Pobreza e atraso no país mais desigual da União Europeia

Muito mais do que o fantasma da globalização ou a natureza das políticas públicas dos últimos anos, é o atraso económico que explica a brutalidade dos números da pobreza ou a indecência do índice que mede as desigualdades sociais

Na mesma página onde se anunciava um acordo histórico entre patrões e sindicatos para acabar com a discriminação salarial das mulheres no sector da cortiça, o PÚBLICO do passado sábado dava igualmente conta de um despedimento por justa causa de 12 trabalhadores de uma fábrica do Porto. Motivo: tinham participado numa manifestação contra o atraso no pagamento dos seus salários. Os dois acontecimentos dizem muito sobre a pobreza.
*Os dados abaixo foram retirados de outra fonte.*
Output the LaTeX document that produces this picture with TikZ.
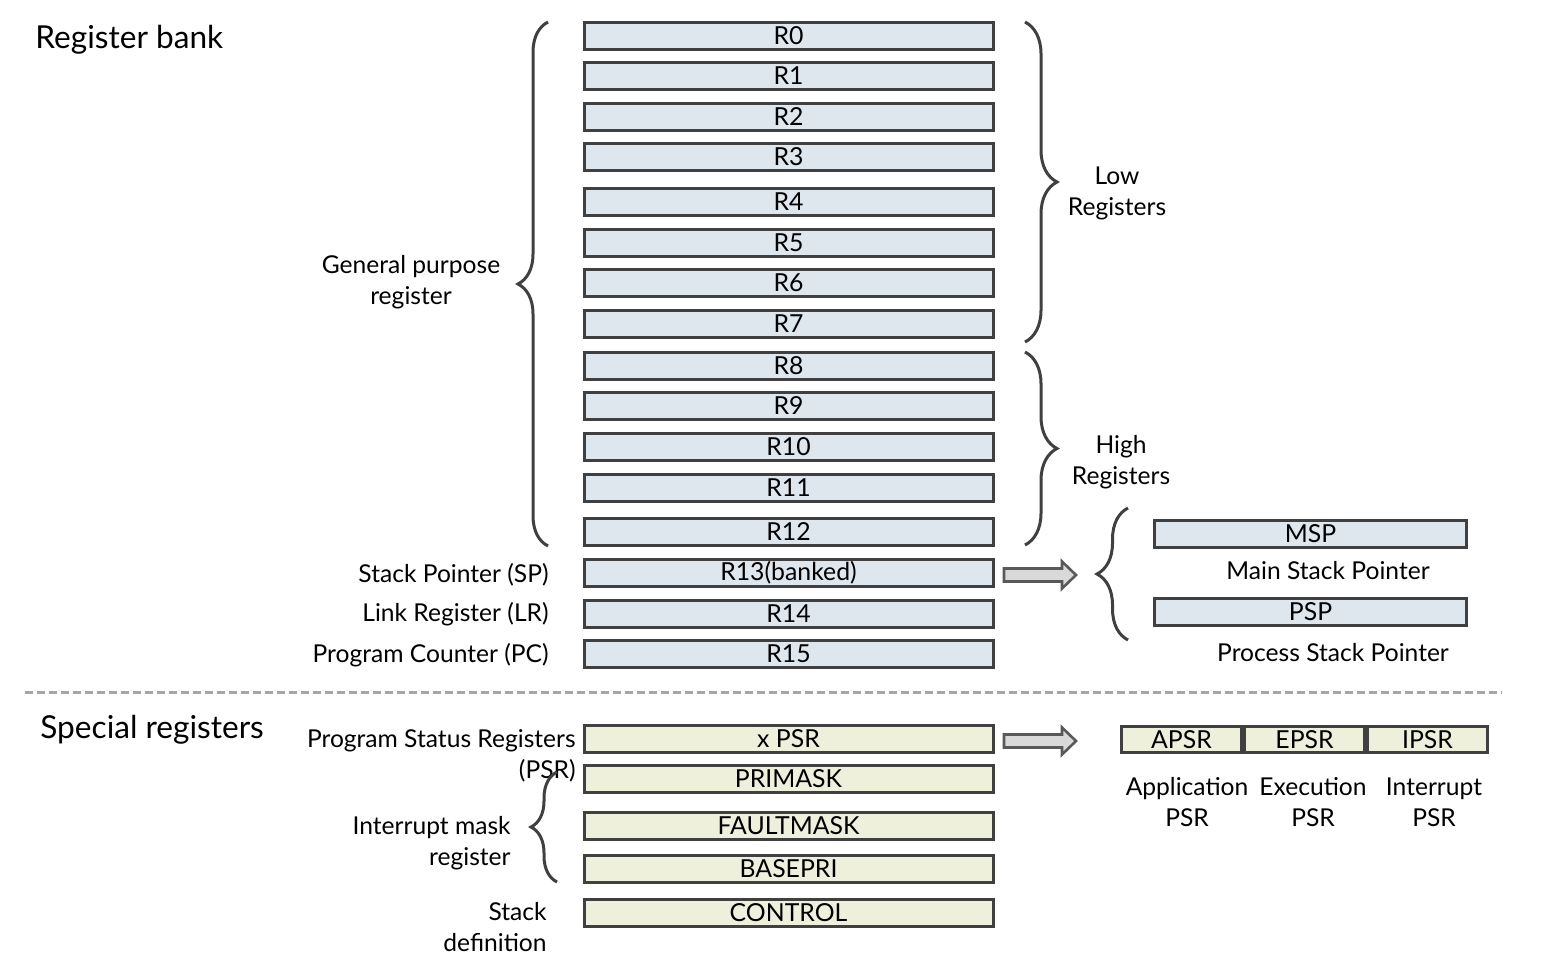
\documentclass[tikz,border=0pt]{standalone}
\usepackage{fontspec}
\setmainfont{Lato}
\usetikzlibrary{decorations.pathreplacing}
\definecolor{bx}{HTML}{404040}
\definecolor{blu}{HTML}{DEE6EE}
\definecolor{yel}{HTML}{EEF0DC}
\definecolor{dsh}{HTML}{A6A6A6}
\definecolor{arf}{HTML}{D9D9D9}
\definecolor{ard}{HTML}{595959}
\begin{document}
\begin{tikzpicture}[x=0.5pt,y=-0.5pt,
  box/.style={draw=bx,line width=1.5pt,minimum height=13.3pt,inner sep=0pt,font=\fontsize{12.4}{14}\selectfont},
  reg/.style={box,fill=blu,minimum width=204.5pt},
  spc/.style={box,fill=yel,minimum width=204.5pt},
  lbl/.style={font=\fontsize{12.3}{15.5}\selectfont,inner sep=0pt},
  big/.style={font=\fontsize{15.8}{18}\selectfont,inner sep=0pt,anchor=west},
  brc/.style={draw=bx,line width=1.5pt,decorate},
  blk/.style={draw=ard,fill=arf,line width=1.3pt,line join=miter}
]
\useasboundingbox (0,0) rectangle (1550,954);
% titles
\node[big] (tbank) at (35,40) {Register bank};
\node[big] (tspec) at (40,730) {Special registers};
% registers
\foreach \n/\y in {0/36,1/76,2/117,3/157,4/202,5/243,6/283,7/324,8/366,9/406,10/447,11/488,12/532}
  \node[reg] (r\n) at (788.5,\y) {R\n};
\node[reg] (r13) at (788.5,573) {R13(banked)};
\node[reg] (r14) at (788.5,614) {R14};
\node[reg] (r15) at (788.5,654) {R15};
% special
\node[spc] (xpsr) at (788.5,739) {x PSR};
\node[spc] (primask) at (788.5,779) {PRIMASK};
\node[spc] (faultmask) at (788.5,826) {FAULTMASK};
\node[spc] (basepri) at (788.5,869) {BASEPRI};
\node[spc] (control) at (788.5,913) {CONTROL};
% left labels
\node[lbl,align=center] (gpr) at (411,282.5) {General purpose\\register};
\node[lbl,anchor=east] (lsp) at (549,575) {Stack Pointer (SP)};
\node[lbl,anchor=east] (llr) at (549,614) {Link Register (LR)};
\node[lbl,anchor=east] (lpc) at (549,655) {Program Counter (PC)};
\node[lbl,anchor=east,align=right] (lpsr) at (576,755.5) {Program Status Registers\\(PSR)};
\node[lbl,anchor=east,align=right] (lim) at (511,843.5) {Interrupt mask\\register};
\node[lbl,anchor=east,align=right] (lsd) at (547,927) {Stack\\definition};
% right labels
\node[lbl,align=center] (llow) at (1117,193.5) {Low\\Registers};
\node[lbl,align=center] (lhigh) at (1121,462.5) {High\\Registers};
% braces
\draw[brc,decoration={brace,amplitude=15pt}] (548,546) -- (548,22);
\draw[brc,decoration={brace,amplitude=16pt}] (1025,22) -- (1025,342);
\draw[brc,decoration={brace,amplitude=16pt}] (1025,352) -- (1025,545);
\draw[brc,decoration={brace,amplitude=15.5pt}] (1128,640) -- (1128,508);
\draw[brc,decoration={brace,amplitude=13pt}] (557,882) -- (557,772);
% stack pointers
\node[reg,minimum width=156pt] (msp) at (1310.5,534) {MSP};
\node[reg,minimum width=156pt] (psp) at (1310.5,612) {PSP};
\node[lbl] (lmsp) at (1328,571) {Main Stack Pointer};
\node[lbl] (lpsp) at (1333,653) {Process Stack Pointer};
% psr parts
\node[box,fill=yel,minimum width=60pt] (apsr) at (1181.5,739.5) {APSR};
\node[box,fill=yel,minimum width=60pt] (epsr) at (1304.5,739.5) {EPSR};
\node[box,fill=yel,minimum width=60pt] (ipsr) at (1427.5,739.5) {IPSR};
\node[lbl,align=center] (lapsr) at (1187,802.5) {Application\\PSR};
\node[lbl,align=center] (lepsr) at (1313,802.5) {Execution\\PSR};
\node[lbl,align=center] (lipsr) at (1434,802.5) {Interrupt\\PSR};
% block arrows
\coordinate (a1) at (1004,575);
\coordinate (a2) at (1004,741);
\foreach \a in {a1,a2}
  \draw[blk] (\a) ++(0,-6.5) -- ++(58,0) -- ++(0,-7) -- ++(14,13.5) -- ++(-14,13.5) -- ++(0,-7) -- ++(-58,0) -- cycle;
% dashed separator
\coordinate (d1) at (25,692);
\coordinate (d2) at (1502,692);
\draw[dsh,line width=1.5pt,dash pattern=on 4pt off 2pt] (d1) -- (d2);
\end{tikzpicture}
\end{document}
E oferecem-nos também uma pista para percebermos melhor as causas que fazem de Portugal o país mais desigual da União Europeia a 27. Por muito que nos queiramos impressionar com o sucesso de algumas fileiras da economia portuguesa, ainda que seja motivo de regozijo ouvir José Sócrates perorar sobre o desempenho das empresas com forte pendor tecnológico, as heranças de uma economia arcaica continuam a impor--nos os seus constrangimentos. No caso da cortiça, empresários e sindicatos chegaram a acordo para que num sector no qual Portugal é líder mundial as mulheres passem, em média, a ganhar os mesmos 627,5 euros mensais que os homens já recebem para a mesma função; na história da fábrica de borracha do Porto que, como muitas empresas, luta pela sobrevivência, impôs-se a cultura retrógrada de coacção e medo que ainda domina as preocupações de muitos patrões.
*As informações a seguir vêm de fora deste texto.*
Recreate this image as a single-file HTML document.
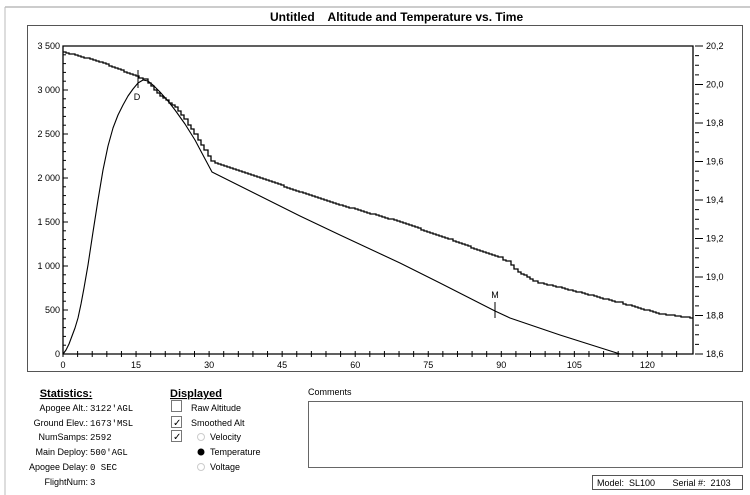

Com um pé na Europa e outro no Terceiro Mundo, Portugal está a caminho da Belíndia, uma invenção dos brasileiros para descreverem o seu país como uma mistura da Bélgica rica com a Índia subdesenvolvida. A imagem é desconfortável, mas plausível. O território da modernidade e do desenvolvimento ganhou espaço na era do crescimento dos anos 80 e 90, mas quase uma década de fraco desempenho económico fez emergir de novo os esqueletos dos quais nos esquecemos ou nos esforçámos por esquecer. O darwinismo económico ditou a falência de dezenas dessas empresas ineficientes e é justo reconhecer que muitos empresários conseguiram milagres na reestruturação das indústrias tradicionais como a têxtil ou a do calçado, mas uma fatia enorme da economia real, baseada na mão-de-obra barata e intensiva e em modelos de gestão caducos, reaparece a cada passo para nos recordar os limites.
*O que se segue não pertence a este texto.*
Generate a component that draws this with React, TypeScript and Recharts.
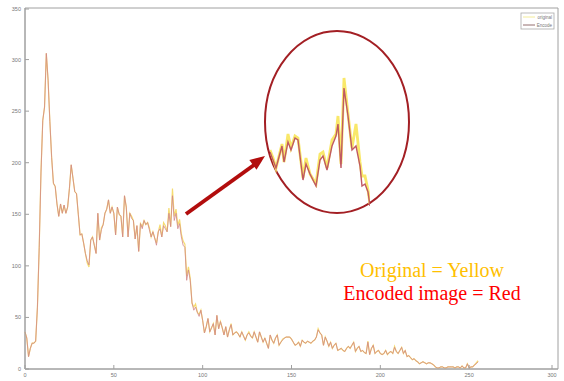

Muito mais do que o fantasma da globalização ou a natureza das políticas públicas dos últimos anos, é este atraso económico que explica a brutalidade dos números da pobreza ou a indecência dos índices que medem as desigualdades sociais. O fosso entre o país que se projecta nos fatos caros que os executivos da Boavista, no Porto, ou das avenidas novas de Lisboa vestem e país que resiste nos subúrbios parece ser irremediável. No primeiro, o nível da sofisticação, da exigência e dos salários não difere muito do padrão europeu; no segundo, centenas de milhares de portugueses trabalham em fábricas obsoletas e ineficientes que apenas dão para sobreviver. Por isso, quase metade dos pobres são trabalhadores assalariados, como concluiu um estudo de Bruto dos Santos. Por isso há quase um milhão de portugueses que vive com menos de 10 euros por dia, como mostrou o relatório sobre a situação social na União Europeia. Dizer que Portugal é o país mais desigual da Europa não nos deveria surpreender. Com tantos trabalhadores sem qualificação e tantas empresas caducas e incapazes de abolir modelos de gestão ancorados no passado, seria difícil esperar por mais. O problema mitiga-se com o rendimento mínimo ou com a discriminação positiva das reformas, mas que só se resolverá quando e se o velho Portugal se extinguir e o padrão de uma economia moderna se generalizar. Até lá, essa imagem deprimente da Belíndia, onde o atraso e a tecnologia, a riqueza ostentatória e a pobreza chocante coexistem, continuará a insinuar-se sempre que houver estudos sobre a desigualdade social.